Copy every line from the records below that holds the word "this".

┄┄┄┄┄┄

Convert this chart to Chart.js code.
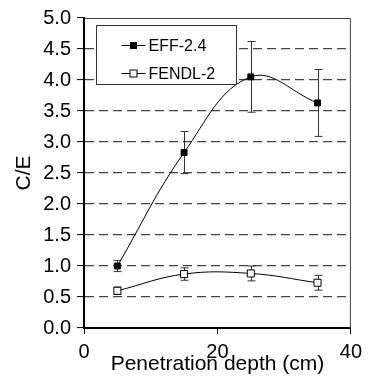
<!DOCTYPE html>
<html>
<head>
<meta charset="utf-8">
<script src="https://cdn.jsdelivr.net/npm/chart.js@4"></script>
<style>
    body { margin: 0; background: #fff; }
    canvas { display: block; }
</style>
</head>
<body>
<canvas id="ceChart" width="368" height="384"></canvas>
<script>
    // data
    const depths = [5, 15, 25, 35];
    const effValues = [1.0, 2.83, 4.05, 3.63];
    const effErrors = [0.09, 0.34, 0.57, 0.54];
    const fendlValues = [0.6, 0.87, 0.88, 0.73];
    const fendlErrors = [0.06, 0.1, 0.12, 0.12];
    const seriesNames = ['EFF-2.4', 'FENDL-2'];
    const xTicks = [0, 20, 40];

    const fontFamily = '"Liberation Sans", Arial, sans-serif';

    function toPoints(values) {
        return depths.map((d, i) => ({ x: d, y: values[i] }));
    }

    // vertical error bars with caps
    const errorBars = {
        id: 'errorBars',
        beforeDatasetsDraw(chart) {
            const ctx = chart.ctx;
            const xScale = chart.scales.x;
            const yScale = chart.scales.y;
            ctx.save();
            ctx.strokeStyle = '#333';
            ctx.lineWidth = 1;
            chart.data.datasets.forEach((ds) => {
                ds.data.forEach((p, i) => {
                    const x = Math.round(xScale.getPixelForValue(p.x)) + 0.5;
                    const yTop = yScale.getPixelForValue(p.y + ds.errors[i]);
                    const yBot = yScale.getPixelForValue(p.y - ds.errors[i]);
                    ctx.beginPath();
                    ctx.moveTo(x, yTop);
                    ctx.lineTo(x, yBot);
                    ctx.moveTo(x - 4, yTop);
                    ctx.lineTo(x + 4, yTop);
                    ctx.moveTo(x - 4, yBot);
                    ctx.lineTo(x + 4, yBot);
                    ctx.stroke();
                });
            });
            ctx.restore();
        }
    };

    // frame around plot + boxed legend inside it
    const frameAndLegend = {
        id: 'frameAndLegend',
        afterDatasetsDraw(chart) {
            const ctx = chart.ctx;
            const area = chart.chartArea;
            ctx.save();
            ctx.strokeStyle = '#444';
            ctx.lineWidth = 1;
            ctx.beginPath();
            ctx.moveTo(area.left, area.top + 0.5);
            ctx.lineTo(area.right - 0.5, area.top + 0.5);
            ctx.lineTo(area.right - 0.5, area.bottom);
            ctx.stroke();

            // legend box
            const bx = area.left + 12.5, by = area.top + 7.5, bw = 140, bh = 59;
            ctx.fillStyle = '#fff';
            ctx.fillRect(bx, by, bw, bh);
            ctx.strokeStyle = '#333';
            ctx.strokeRect(bx, by, bw, bh);

            ctx.font = '16px ' + fontFamily;
            ctx.textBaseline = 'middle';
            chart.data.datasets.forEach((ds, i) => {
                const cy = by + 20 + i * 28;
                ctx.strokeStyle = '#000';
                ctx.beginPath();
                ctx.moveTo(bx + 25, cy);
                ctx.lineTo(bx + 49, cy);
                ctx.stroke();
                const s = i === 0 ? 3 : 3.5;
                ctx.fillStyle = i === 0 ? '#000' : '#fff';
                ctx.fillRect(bx + 37 - s, cy - s, 2 * s, 2 * s);
                ctx.strokeRect(bx + 37 - s, cy - s, 2 * s, 2 * s);
                ctx.fillStyle = '#000';
                ctx.fillText(ds.label, bx + 52, cy + 1);
            });
            ctx.restore();
        }
    };

    const ceData = {
        datasets: [{
            label: seriesNames[0],
            data: toPoints(effValues),
            errors: effErrors,
            borderColor: '#000',
            borderWidth: 1,
            backgroundColor: '#000',
            pointStyle: 'rect',
            pointRadius: 4.2,
            pointBorderWidth: 1,
            tension: 0.4,
            showLine: true
        }, {
            label: seriesNames[1],
            data: toPoints(fendlValues),
            errors: fendlErrors,
            borderColor: '#000',
            borderWidth: 1,
            backgroundColor: '#fff',
            pointStyle: 'rect',
            pointRadius: 5,
            pointBorderWidth: 1,
            tension: 0.4,
            showLine: true
        }]
    };

    const ceConfig = {
        type: 'scatter',
        data: ceData,
        options: {
            responsive: false,
            animation: false,
            layout: {
                padding: { top: 13, right: 15, left: 0, bottom: 0 }
            },
            plugins: {
                legend: { display: false },
                tooltip: { enabled: false }
            },
            scales: {
                x: {
                    type: 'linear',
                    min: 0,
                    max: 40,
                    afterBuildTicks: (scale) => {
                        scale.ticks = xTicks.map(v => ({ value: v }));
                    },
                    afterFit: (scale) => { scale.height = 56; },
                    grid: {
                        drawOnChartArea: false,
                        drawTicks: true,
                        tickLength: 6,
                        tickColor: '#000',
                        color: '#000'
                    },
                    border: { display: true, color: '#000', width: 2 },
                    ticks: {
                        color: '#000',
                        padding: 6,
                        font: { family: fontFamily, size: 20 }
                    },
                    title: {
                        display: true,
                        text: 'Penetration depth (cm)',
                        color: '#000',
                        font: { family: fontFamily, size: 21 },
                        padding: { top: 0, bottom: 7 }
                    }
                },
                y: {
                    min: 0,
                    max: 5,
                    afterFit: (scale) => { scale.width = 84; },
                    grid: {
                        color: (ctx) => (ctx.tick && (ctx.tick.value === 0 || ctx.tick.value === 5)) ? 'rgba(0,0,0,0)' : '#444',
                        lineWidth: 1.2,
                        tickLength: 7,
                        tickColor: '#000',
                        tickWidth: 1
                    },
                    border: { display: true, color: '#000', width: 2, dash: [9, 5] },
                    ticks: {
                        stepSize: 0.5,
                        color: '#000',
                        padding: 6,
                        font: { family: fontFamily, size: 20 },
                        callback: (v) => v.toFixed(1)
                    },
                    title: {
                        display: true,
                        text: 'C/E',
                        color: '#000',
                        font: { family: fontFamily, size: 21 },
                        padding: { top: 12, bottom: 0 }
                    }
                }
            }
        },
        plugins: [errorBars, frameAndLegend]
    };

    const myChart = new Chart(document.getElementById('ceChart'), ceConfig);
</script>
</body>
</html>
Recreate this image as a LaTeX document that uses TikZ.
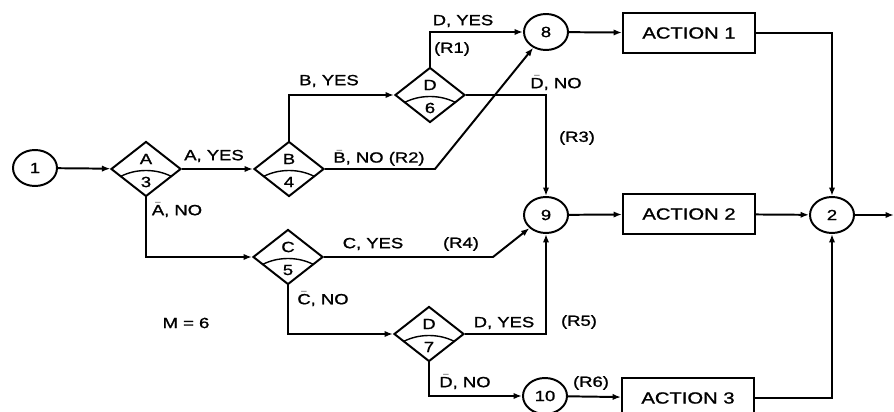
\documentclass[tikz,border=0pt]{standalone}
\usepackage{fontspec}
\setmainfont[FakeStretch=1.25,FakeBold=1.2]{Liberation Sans}
\usetikzlibrary{arrows.meta, shapes.geometric}
\newcommand{\negl}[1]{$\bar{\mbox{#1}}$}

\begin{document}
\begin{tikzpicture}[x=0.025cm, y=-0.025cm, line width=1.4pt,
    every node/.style={font=\fontsize{10.5}{12}\selectfont},
    junction/.style={ellipse, draw, minimum width=1.1cm, minimum height=0.9cm, inner sep=0pt},
    decision/.style={diamond, draw, minimum width=1.75cm, minimum height=1.375cm, inner sep=0pt},
    action/.style={rectangle, draw, minimum width=3.3cm, minimum height=1cm, font=\fontsize{11.5}{13}\selectfont},
    flow/.style={-{Latex[length=6pt,width=4.5pt]}}]
    \useasboundingbox (0,0) rectangle (894,412);

    % Junctions
    \node[junction] (n1) at (35,168) {1};
    \node[junction] (n8) at (546,32) {8};
    \node[junction] (n9) at (546,215) {9};
    \node[junction] (n10) at (545,396) {10};
    \node[junction] (n2) at (832,215) {2};
    \coordinate (out) at (894,215);

    % Actions
    \node[action] (act1) at (689,33) {ACTION 1};
    \node[action] (act2) at (689,214) {ACTION 2};
    \node[action] (act3) at (688,398) {ACTION 3};

    % Decisions: letter on top, number under the arc
    \foreach \nm/\px/\py/\lt/\nb in {A/146/169/A/3, B/289/169/B/4, C/288/257/C/5, D6/430/95/D/6, D7/429/334/D/7}{
        \node[decision] (\nm) at (\px,\py) {};
        \node at ([shift={(0,-10)}]\nm.center) {\lt};
        \node at ([shift={(0,13)}]\nm.center) {\nb};
        \draw[line width=1pt] ([shift={(-25.5,7.5)}]\nm.center) .. controls ([shift={(-10,-0.5)}]\nm.center) and ([shift={(10,-0.5)}]\nm.center) .. ([shift={(25.5,7.5)}]\nm.center);
    }

    % Connectors
    \draw[flow] (n1) -- (A);
    \draw[flow] (A) -- (B);
    \draw[flow] (A.south) |- (C.west);
    \draw[flow] (B.north) |- (D6.west);
    \draw[flow] (B.east) -- ++(110,0) -- (n8);
    \draw[flow] (D6.north) |- (n8.west);
    \draw[flow] (D6.east) -| (n9.north);
    \draw[flow] (C.east) -- ++(169,0) -- (n9);
    \draw[flow] (C.south) |- (D7.west);
    \draw[flow] (D7.east) -| (n9.south);
    \draw[flow] (D7.south) |- (n10.west);
    \draw[flow] (n8) -- (act1);
    \draw[flow] (n9) -- (act2);
    \draw[flow] (n10) -- (act3);
    \draw[flow] (act2) -- (n2);
    \draw[flow] (act1.east) -| (n2.north);
    \draw[flow] (act3.east) -| (n2.south);
    \draw[flow] (n2) -- (out);

    % Labels
    \node at (214,156) {A, YES};
    \node at (177,210) {\negl{A}, NO};
    \node at (329,81) {B, YES};
    \node at (379,158) {\negl{B}, NO (R2)};
    \node at (463,21) {D, YES};
    \node at (452,49) {(R1)};
    \node at (556,83) {\negl{D}, NO};
    \node at (577,138) {(R3)};
    \node at (373,244) {C, YES};
    \node at (461,244) {(R4)};
    \node at (323,299) {\negl{C}, NO};
    \node at (504,323) {D, YES};
    \node at (579,322) {(R5)};
    \node at (465,382) {\negl{D}, NO};
    \node at (591,383) {(R6)};
    \node at (186,323) {M = 6};
\end{tikzpicture}
\end{document}
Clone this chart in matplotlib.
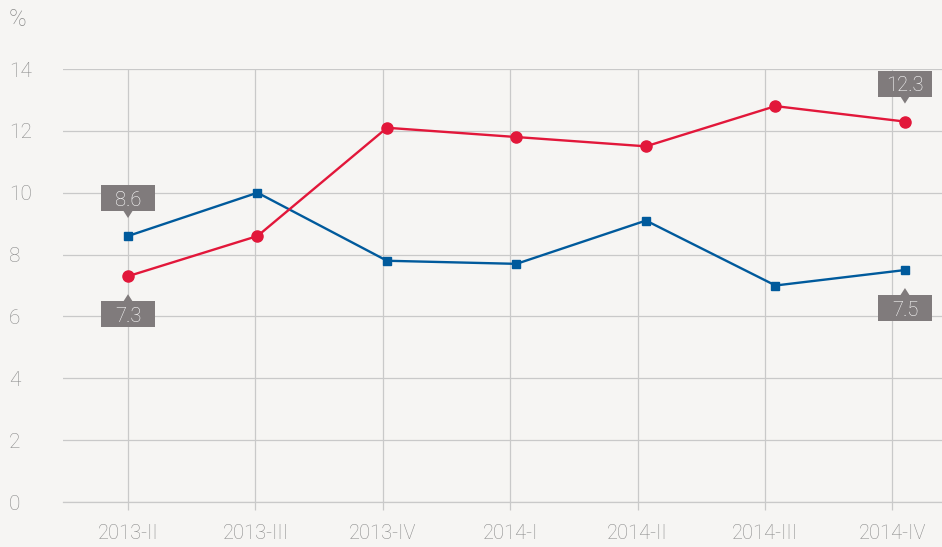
import matplotlib
matplotlib.use("Agg")
import matplotlib.pyplot as plt
import matplotlib.transforms as mtransforms
from matplotlib.patches import Polygon

quarters = ["2013-II", "2013-III", "2013-IV", "2014-I", "2014-II", "2014-III", "2014-IV"]
red_vals = [7.3, 8.6, 12.1, 11.8, 11.5, 12.8, 12.3]
blue_vals = [8.6, 10.0, 7.8, 7.7, 9.1, 7.0, 7.5]
yticks = [0, 2, 4, 6, 8, 10, 12, 14]

BG = "#f6f5f3"
GRID = "#c9c9c9"
TXT = "#8a8a8a"
RED = "#e2173a"
BLUE = "#005a9c"
TAG = "#807b7c"
FONT = "Roboto"

fig = plt.figure(figsize=(9.42, 5.47), dpi=100, facecolor=BG)
pos = [63 / 942, 45 / 547, 1 - 63 / 942, 433 / 547]

# grid / axis layer
ax = fig.add_axes(pos, facecolor=BG)
ax.set_xlim(-0.51, 6.39)
ax.set_ylim(0, 14)
ax.set_xticks(range(len(quarters)))
ax.set_xticklabels(quarters, fontsize=14.5, color=TXT, family=FONT, fontweight="light")
ax.set_yticks(yticks)
ax.set_yticklabels([str(v) for v in yticks], fontsize=15, color=TXT, family=FONT,
                   fontweight="light", ha="left")
ax.tick_params(axis="x", length=6, width=0.9, color=GRID, pad=10)
ax.tick_params(axis="y", length=0, pad=39)
ax.grid(True, color=GRID, linewidth=0.9)
ax.axhline(0, color=GRID, linewidth=0.9, clip_on=False, zorder=0)
for s in ax.spines.values():
    s.set_visible(False)
ax.set_axisbelow(True)

# series layer
ax2 = fig.add_axes(pos, facecolor="none")
ax2.set_xlim(-0.502, 6.286)
ax2.set_ylim(0, 14)
ax2.axis("off")
x = list(range(len(quarters)))
ax2.plot(x, blue_vals, color=BLUE, lw=1.7, marker="s", ms=6, zorder=3)
ax2.plot(x, red_vals, color=RED, lw=1.7, marker="o", ms=8, zorder=4)


def tag(axis, xv, yv, text, above=True):
    # grey value box with a small pointer, sized in inches around the point
    trans = fig.dpi_scale_trans + mtransforms.ScaledTranslation(xv, yv, axis.transData)
    w, h, gap, tip = 0.54, 0.26, 0.25, 0.18
    sgn = 1 if above else -1
    y0 = sgn * gap
    y1 = sgn * (gap + h)
    box = Polygon([(-w / 2, y0), (w / 2, y0), (w / 2, y1), (-w / 2, y1)],
                  closed=True, transform=trans, facecolor=TAG, edgecolor="none",
                  zorder=6, clip_on=False)
    tri = Polygon([(-0.045, y0), (0.045, y0), (0, sgn * tip)], closed=True,
                  transform=trans, facecolor=TAG, edgecolor="none", zorder=6,
                  clip_on=False)
    axis.add_patch(box)
    axis.add_patch(tri)
    axis.text(0, (y0 + y1) / 2, text, transform=trans, ha="center", va="center_baseline",
              color="white", fontsize=14.5, family=FONT, fontweight="light",
              zorder=7)


tag(ax2, 0, blue_vals[0], f"{blue_vals[0]:.1f}", above=True)
tag(ax2, 0, red_vals[0], f"{red_vals[0]:.1f}", above=False)
tag(ax2, 6, red_vals[6], f"{red_vals[6]:.1f}", above=True)
tag(ax2, 6, blue_vals[6], f"{blue_vals[6]:.1f}", above=False)

fig.text(9 / 942, 1 - 20 / 547, "%", fontsize=17, color=TXT, family=FONT,
         fontweight="light", ha="left", va="center")

fig.savefig("out.png", dpi=100, facecolor=BG)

┄┄┄┄┄┄

Final result:
Convert this chart to Chart.js code.
Recreate this image as a LaTeX document that uses TikZ.
Clone this chart in matplotlib.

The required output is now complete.